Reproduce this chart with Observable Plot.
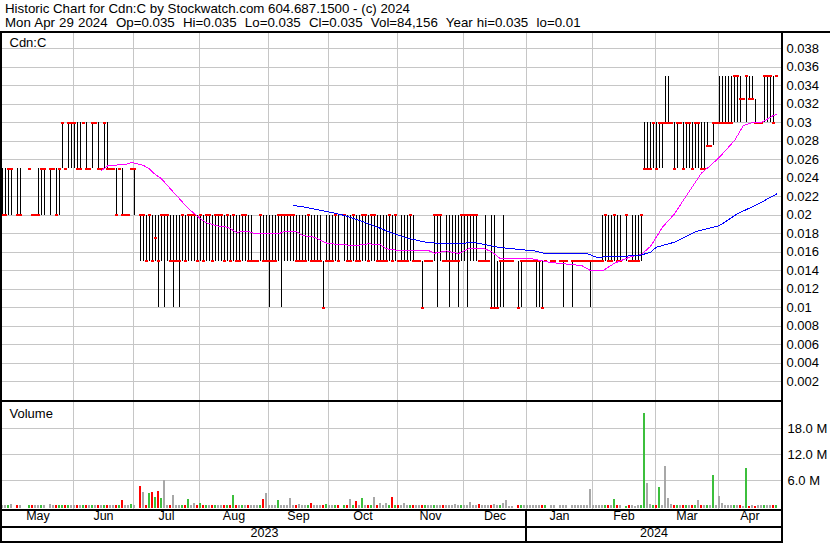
<!DOCTYPE html>
<html><head><meta charset="utf-8">
<script src="https://cdn.jsdelivr.net/npm/d3@7"></script>
<script src="https://cdn.jsdelivr.net/npm/@observablehq/plot@0.6"></script>
<style>
body{margin:0;background:#fff;}
#wrap{position:relative;width:830px;height:543px;overflow:hidden;font-family:"Liberation Sans",Arial,sans-serif;background:#fff;}
.hl{position:absolute;left:5px;font-size:13.3px;line-height:13.3px;white-space:pre;color:#000;}
#price{position:absolute;left:0;top:33px;}
#vol{position:absolute;left:0;top:402px;}
.rule{position:absolute;background:#000;z-index:5;}
</style></head>
<body><div id="wrap"></div>
<script>
const titleLines = [
  "Historic Chart for Cdn:C by Stockwatch.com 604.687.1500 - (c) 2024",
  "Mon Apr 29 2024  Op=0.035  Hi=0.035  Lo=0.035  Cl=0.035  Vol=84,156  Year hi=0.035  lo=0.01"
];
const symbol = "Cdn:C";
const volumeTitle = "Volume";
const months = ["May","Jun","Jul","Aug","Sep","Oct","Nov","Dec","Jan","Feb","Mar","Apr"];
const monthStart = [0,24,44,66,89,109,132,154,175,197,218,239];
const years = ["2023","2024"];
const yearStartMonth = [0,8];
const priceTicks = [0.002,0.004,0.006,0.008,0.01,0.012,0.014,0.016,0.018,0.02,0.022,0.024,0.026,0.028,0.03,0.032,0.034,0.036,0.038];
const volTicks = [6,12,18];

// daily bars (trading-day index), null = no trade
const low = [
.02,.02,.02,.02,null,.02,.02,null,null,.025, .02,.02,.02,.02,.02,null,.02,.025,.02,.02, .025,.025,.025,.025,
.025,.025,.025,.03,.025,.025, .025,.03,.025,.025,.025,.025,.025,.025,.02,.025, .02,.02,.02,.025,
.02,null,.015,.015,.015,.015, .015,.015,.01,.015,.01,.015,.015,.01,.015,.01, .015,.015,.015,.015,.015,.015,
.015,.015,.015,.015, .015,.015,.015,.015,.015,.015,.015,.015,.015,.015, .015,.015,.015,.015,.015,.015,.015,.015,.015,
.01, .015,.015,.015,.01,.015,.015,.015,.015,.015,.015, .015,.015,.015,.015,.015,.015,.015,.01,.015,
.015, .015,.015,.015,null,.015,.015,.015,.015,.015,.015, .015,.015,.015,.015,.015,.015,.015,.015,.015,.015, .015,.015,
.015,.015,.015,.015,.015,.015,.015,.015, .01,.015,.015,.015,.015,.01,.015,.015,.015,.01, .015,.015,.01,.015,
.015,.01,.015,.015,.015,.015, .015,.015,.015,.01,.01,.01,.01,.01,.015,.015, .015,null,.01,.01,.015,
.015,.015,.015,.01,.01, .01,.015,null,.015,.015,null,.015,.01,.015,null, .01,.015,.015,.015,.015,.015,.01,
.015,.015,.015, .015,.015,.015,.015,.015,.015,.015,null,.015,.015, .015,.015,.015,.015,.025,.025,.025,.025,
.025,.025, .025,.03,.03,.03,.025,.025,.03,.025,.025,.025, .025,.025,.025,.025,.025,.0275,.0275,.0275,.03,
.03, .03,.03,.03,.03,.03,.03,.03,.0325,.03,.0325, .0325,.03,.03,.03,.03,.03,.03,.03,.035
];
const high = [
.025,.025,.025,.025,null,.025,.025,null,null,.025, .02,.02,.025,.025,.025,null,.025,.025,.025,.025, .03,.025,.03,.03,
.03,.03,.03,.03,.03,.025, .03,.03,.03,.025,.03,.03,.025,.025,.025,.025, .025,.02,.02,.025,
.025,null,.02,.02,.02,.02, .02,.02,.02,.02,.02,.02,.02,.02,.02,.02, .02,.02,.02,.02,.02,.02,
.02,.02,.02,.02, .02,.02,.02,.02,.02,.02,.02,.02,.02,.02, .02,.02,.02,.02,.015,.015,.02,.02,.02,
.02, .02,.02,.02,.02,.02,.02,.02,.02,.02,.02, .02,.02,.02,.02,.02,.02,.02,.015,.02,
.02, .02,.02,.02,null,.02,.02,.02,.02,.02,.02, .02,.02,.02,.02,.02,.02,.02,.02,.02,.02, .02,.02,
.015,.02,.02,.02,.02,.02,.015,.015, .015,.015,.015,.015,.02,.02,.02,.015,.02,.02, .02,.02,.02,.02,
.02,.02,.02,.02,.02,.015, .015,.02,.015,.02,.02,.015,.015,.02,.015,.015, .015,null,.015,.015,.015,
.015,.015,.015,.015,.015, .015,.015,null,.015,.015,null,.015,.015,.015,null, .015,.015,.015,.015,.015,.015,.015,
.015,.015,.015, .02,.02,.02,.02,.02,.02,.02,null,.02,.015, .02,.02,.02,.02,.03,.03,.03,.03,
.03,.03, .03,.035,.035,.03,.03,.03,.03,.03,.03,.03, .03,.03,.03,.03,.03,.03,.0275,.03,.03,
.035, .035,.035,.035,.035,.035,.035,.035,.0325,.035,.035, .035,.0325,.03,.03,.035,.035,.035,.035,.035
];
const close = [
.02,.02,.025,.025,null,.02,.02,null,null,.025, .02,.02,.02,.025,.025,null,.025,.025,.02,.025, .03,.025,.03,.03,
.03,.025,.025,.03,.025,.025, .03,.03,.025,.025,.03,.025,.025,.025,.02,.025, .02,.02,.02,.025,
.025,null,.02,.02,.015,.02, .015,.0175,.015,.02,.02,.02,.015,.015,.015,.015, .02,.015,.02,.02,.02,.015,
.02,.015,.02,.02, .015,.02,.02,.02,.015,.02,.015,.02,.015,.015, .02,.02,.015,.015,.015,.015,.02,.015,.015,
.015, .015,.015,.02,.02,.02,.02,.02,.02,.015,.015, .015,.015,.02,.015,.015,.015,.015,.01,.015,
.015, .015,.02,.015,null,.02,.015,.015,.02,.015,.015, .02,.02,.015,.02,.02,.015,.015,.015,.015,.02, .015,.02,
.015,.015,.015,.015,.02,.015,.015,.015, .01,.015,.015,.015,.02,.02,.02,.015,.015,.015, .015,.015,.015,.02,
.02,.02,.02,.02,.02,.015, .015,.015,.015,.01,.01,.01,.015,.015,.015,.015, .015,null,.01,.015,.015,
.015,.015,.015,.015,.015, .01,.015,null,.015,.015,null,.015,.015,.015,null, .015,.015,.015,.015,.015,.015,.015,
.015,.015,.015, .015,.02,.015,.015,.02,.015,.015,null,.02,.015, .015,.015,.015,.02,.025,.025,.025,.03,
.025,.03, .03,.03,.03,.03,.025,.03,.03,.025,.03,.03, .025,.03,.03,.025,.025,.0275,.0275,.03,.03,
.03, .03,.03,.03,.03,.035,.035,.0325,.0325,.035,.0325, .0325,.03,.03,.03,.035,.035,.035,.03,.035
];
// volume in millions of shares
const volume = [
.2,.2,.1,.4,0,.1,.1,0,0,.1, .3,.1,.1,.2,.2,0,.4,.1,.1,.2, .2,.3,.1,.2,
.1,.1,.1,.1,.1,.1, .1,.1,.1,.1,.1,.1,.1,.1,.1,.1, 1.4,.2,.1,.4,
.1,0,4.7,3.3,.2,3.0, 3.1,2.1,3.4,1.8,6.1,.3,.2,2.5,.2,.3, .2,.1,1.6,.2,.6,.2,
.6,.2,.2,.1, .1,.1,.1,.1,.1,.1,.2,2.5,.2,.1, .2,.1,.2,.1,.1,.2,.2,1.6,3.0,
.1, .3,.3,1.3,.2,.2,.1,1.8,.2,.1,.4, .1,.1,.2,.6,.1,.2,.2,.2,.4,
.1, .1,.2,.2,0,.1,.1,1.6,.1,1.2,.1, 1.8,.2,.1,.1,2.1,.1,.6,.1,.6,.2, 2.1,.2,
.1,.1,.6,.1,.1,.1,.1,.1, .1,.1,.1,.1,.1,.1,.1,.1,.1,.1, .1,.4,.1,.2,
.1,.3,1.0,.2,.1,.4, .1,.2,.1,.1,.4,.1,.1,.6,1.3,.05, .05,0,.1,.2,.1,
.1,.1,.1,.1,.1, .1,.1,0,.1,.1,0,.1,.1,.1,0, .1,.1,.3,.1,.1,.2,3.9,
.3,.1,.1, .1,.1,.1,.1,1.6,.3,.1,0,.05,.3, .1,.05,.1,.3,21.5,5.3,.4,.1,
.3,4.4, .1,9.3,1.9,.4,.1,.1,.3,.1,.2,.1, .1,.1,1.3,.2,.1,.1,.1,7.2,.1,
2.3, .6,.3,.3,.2,.1,.1,.2,.05,8.8,.05, .2,.05,.2,.1,.1,.1,.1,.1,.084
];
// moving averages (bar index, value)
const pinkAt = [33,35,38,42,43,45,47,49,50,53,55,57,59,62,64,66,68,72,75,78,82,84,92,94,98,100,104,108,112,118,122,126,128,132,142,144,148,152,156,160,163,166,172,176,182,187,193,196,200,204,209,213,216,220,224,228,233,236,239,244,247,250,253,257,258];
const pinkVal = [.0248,.0253,.0254,.02553,.02568,.02553,.02535,.025,.02463,.02391,.02319,.02246,.02175,.02067,.02013,.01959,.01916,.01879,.01868,.01814,.01825,.01797,.01797,.01822,.01822,.01778,.0176,.01697,.01681,.0167,.01689,.01678,.01635,.01616,.01616,.01587,.01611,.01584,.01643,.01643,.01605,.01526,.01526,.0153,.0149,.01473,.01454,.014,.01395,.01479,.01544,.01575,.0166,.01868,.02013,.02211,.02454,.02535,.02625,.02805,.02968,.030,.030,.03076,.03086];
const blueAt = [97,101,109,114,119,125,130,135,141,145,152,157,161,165,170,176,178,181,195,198,206,213,216,218,224,231,239,245,252,258];
const blueVal = [.02103,.02084,.02032,.01995,.01941,.01868,.01803,.01749,.01706,.01695,.01689,.01706,.01678,.01652,.01635,.01616,.01609,.01581,.01581,.01544,.01551,.01568,.01598,.01652,.01706,.0182,.01886,.02013,.02121,.02227];

// ---- build tables ----
const N = close.length;
const rows = [];
let prev = null;
for (let i = 0; i < N; i++) {
  if (close[i] == null) continue;
  const dir = prev == null || close[i] === prev ? "flat" : (close[i] > prev ? "up" : "down");
  rows.push({i, lo: low[i], hi: high[i], c: close[i], v: volume[i], dir});
  prev = close[i];
}
const pink = pinkAt.map((a, k) => ({i: a, v: pinkVal[k]}));
const blue = blueAt.map((a, k) => ({i: a, v: blueVal[k]}));
const X_MAX = 259.667;
const gridIdx = monthStart.slice(1).map(s => s - 1/3);
const bounds = [0, ...gridIdx, X_MAX];
const monthLabels = months.map((m, k) => ({m, x: (bounds[k] + bounds[k + 1]) / 2}));
const yearLabels = years.map((y, k) => {
  const a = bounds[yearStartMonth[k]];
  const b = k + 1 < years.length ? bounds[yearStartMonth[k + 1]] : X_MAX;
  return {y, x: (a + b) / 2};
});

const GRID = "#c6c6c6";
const FONT = "'Liberation Sans', Arial, sans-serif";
const crisp = {shapeRendering: "crispEdges"};

const price = Plot.plot({
  width: 830, height: 367,
  marginTop: 0, marginBottom: 0, marginLeft: 2, marginRight: 49,
  style: {fontFamily: FONT, fontSize: "13px", background: "transparent", overflow: "visible"},
  x: {domain: [0, X_MAX], axis: null},
  y: {domain: [-0.000054, 0.039622], axis: null},
  marks: [
    Plot.ruleY(priceTicks, {stroke: GRID, ...crisp}),
    Plot.ruleX(gridIdx, {stroke: GRID, ...crisp}),
    Plot.ruleX(rows.filter(d => d.hi > d.lo), {x: "i", y1: "lo", y2: "hi", stroke: "#000", ...crisp}),
    Plot.ruleY(rows, {x1: d => d.i - 1/6, x2: d => d.i + 5/6, y: "c", stroke: "#ff0000", strokeWidth: 2, ...crisp}),
    Plot.line(pink, {x: "i", y: "v", stroke: "#ff00ff", strokeWidth: 1, ...crisp}),
    Plot.line(blue, {x: "i", y: "v", stroke: "#0000ff", strokeWidth: 1, ...crisp}),
    Plot.text(priceTicks, {y: d => d, text: d => String(+d.toFixed(3)), frameAnchor: "right", textAnchor: "start", dx: 5, fill: "#000", fontSize: 13}),
    Plot.text([symbol], {frameAnchor: "top-left", textAnchor: "start", lineAnchor: "top", dx: 7, dy: 4, fill: "#000", fontSize: 13})
  ]
});

const colors = {up: "#3cbf3c", down: "#ff0000", flat: "#a8a8a8"};
const VMIN = -0.73;
const vol = Plot.plot({
  width: 830, height: 141,
  marginTop: 0, marginBottom: 34, marginLeft: 2, marginRight: 49,
  style: {fontFamily: FONT, fontSize: "13px", background: "transparent", overflow: "visible"},
  x: {domain: [0, X_MAX], axis: null},
  y: {domain: [VMIN, 24.1], axis: null},
  marks: [
    Plot.ruleY(volTicks, {stroke: GRID, ...crisp}),
    Plot.ruleX(gridIdx, {stroke: GRID, ...crisp}),
    ...["up", "down", "flat"].map(k =>
      Plot.ruleX(rows.filter(d => d.v > 0 && d.dir === k), {x: "i", y1: -0.5, y2: "v", stroke: colors[k], strokeWidth: 2, dx: -0.5, ...crisp})),
    Plot.text(volTicks, {y: d => d, text: d => d.toFixed(1) + " M", frameAnchor: "right", textAnchor: "start", dx: 6, fill: "#000", fontSize: 13}),
    Plot.text([volumeTitle], {frameAnchor: "top-left", textAnchor: "start", lineAnchor: "top", dx: 7, dy: 6, fill: "#000", fontSize: 13}),
    Plot.text(monthLabels, {x: "x", text: "m", frameAnchor: "bottom", dy: 10, fill: "#000", fontSize: 12.5}),
    Plot.text(yearLabels, {x: "x", text: "y", frameAnchor: "bottom", dy: 27, fill: "#000", fontSize: 12.5})
  ]
});

const wrap = document.getElementById("wrap");
titleLines.forEach((t, k) => {
  const d = document.createElement("div");
  d.className = "hl"; d.textContent = t; d.style.top = (1.5 + 14.6 * k) + "px";
  if (k === 1) d.style.wordSpacing = "0.45px";
  wrap.appendChild(d);
});
price.id = "price"; vol.id = "vol";
wrap.appendChild(price); wrap.appendChild(vol);
const xs = vol.scale("x");
const janX = Math.round(xs.apply(gridIdx[yearStartMonth[1] - 1]));
function rule(l, t, w, h) {
  const d = document.createElement("div");
  d.className = "rule";
  Object.assign(d.style, {left: l + "px", top: t + "px", width: w + "px", height: h + "px"});
  wrap.appendChild(d);
}
rule(0, 31, 830, 2);
rule(0, 31, 2, 512);
rule(781, 31, 2, 512);
rule(0, 400, 783, 2);
rule(0, 509, 783, 2);
rule(0, 526, 783, 2);
rule(0, 541, 783, 2);
rule(janX - 1, 511, 2, 30);
</script></body></html>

*-*-*

**Instructions for the task:** Reproduce the material above exactly, first line through the line that contains "const volTicks = [6,12,18];", minus the pictures.

**Result of the task:**
Reproduce this chart with Observable Plot.
<!DOCTYPE html>
<html><head><meta charset="utf-8">
<script src="https://cdn.jsdelivr.net/npm/d3@7"></script>
<script src="https://cdn.jsdelivr.net/npm/@observablehq/plot@0.6"></script>
<style>
body{margin:0;background:#fff;}
#wrap{position:relative;width:830px;height:543px;overflow:hidden;font-family:"Liberation Sans",Arial,sans-serif;background:#fff;}
.hl{position:absolute;left:5px;font-size:13.3px;line-height:13.3px;white-space:pre;color:#000;}
#price{position:absolute;left:0;top:33px;}
#vol{position:absolute;left:0;top:402px;}
.rule{position:absolute;background:#000;z-index:5;}
</style></head>
<body><div id="wrap"></div>
<script>
const titleLines = [
  "Historic Chart for Cdn:C by Stockwatch.com 604.687.1500 - (c) 2024",
  "Mon Apr 29 2024  Op=0.035  Hi=0.035  Lo=0.035  Cl=0.035  Vol=84,156  Year hi=0.035  lo=0.01"
];
const symbol = "Cdn:C";
const volumeTitle = "Volume";
const months = ["May","Jun","Jul","Aug","Sep","Oct","Nov","Dec","Jan","Feb","Mar","Apr"];
const monthStart = [0,24,44,66,89,109,132,154,175,197,218,239];
const years = ["2023","2024"];
const yearStartMonth = [0,8];
const priceTicks = [0.002,0.004,0.006,0.008,0.01,0.012,0.014,0.016,0.018,0.02,0.022,0.024,0.026,0.028,0.03,0.032,0.034,0.036,0.038];
const volTicks = [6,12,18];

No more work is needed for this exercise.